When we started our project for a holiday house with annexed guest cottage, we knew that neither clients nor we were after the usual “we are in Norfolk but we wish we were in the Hamptons” kind of look.
We have seen too many barn conversions where the power of the
utilitarian architecture has been obliterated by shaker kitchens and chintzy curtains, too many pretty gardens facing the bracing winds of the North Sea and definitely too many colour schemes in white and blue.
We wanted our inspiration to come from the building, the site and their history.
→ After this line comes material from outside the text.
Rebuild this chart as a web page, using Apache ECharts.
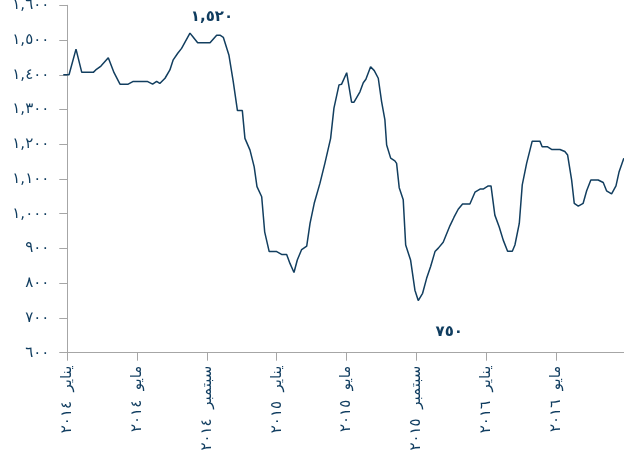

Kings Lynn used to be a Hanseatic city – possibly the smallest of them all, but still – and a hub of commerce. Our thoughts went to the Portrait of Georg Gisze, a young hanseatic merchant, by Hans Holbein and we were not surprised in seeing that the greens, blacks and purple of the painting are so close to the tones of the marshes and the fields surrounding our building.
We thought of vessels and drift wood carved by the sea and found a hand chiselled timber flooring that has the same smooth and textured finish.
To complement such a rich back-ground we are going to plaster the walls white and leave the plaster in view, as we like the chalky and uneven finish. Zelliges tiles, in the same ivory colour, have been chosen for the wall behind the kitchen, as we like the play of light on their uneven and shiny surface.
We do not like kitchen splashbacks – the awkward strips of tiles behind the units -. The whole wall is going to be tiled and on the tiles we will hung a collection of Zulu baskets that our client has been lovingly collecting for years. They will look great, with their brown, tan and auburn colours and the fine weave.
As for the colour black, it is so essential to the balance of the majestic portraits by Holbein that we must learn his lesson, and get some in our scheme. We chose a timber cladding that has been charred with the Japanese technique of the Shou-sugi-ban to clad the dormers of the cottage externally and possibly some cupboards and storage units inside.
The contractor’s stripping out the cottage is still a work in progress and a long way before the fitting out will start, but we take great pleasure in looking at our very own “Norfolk” mood-board.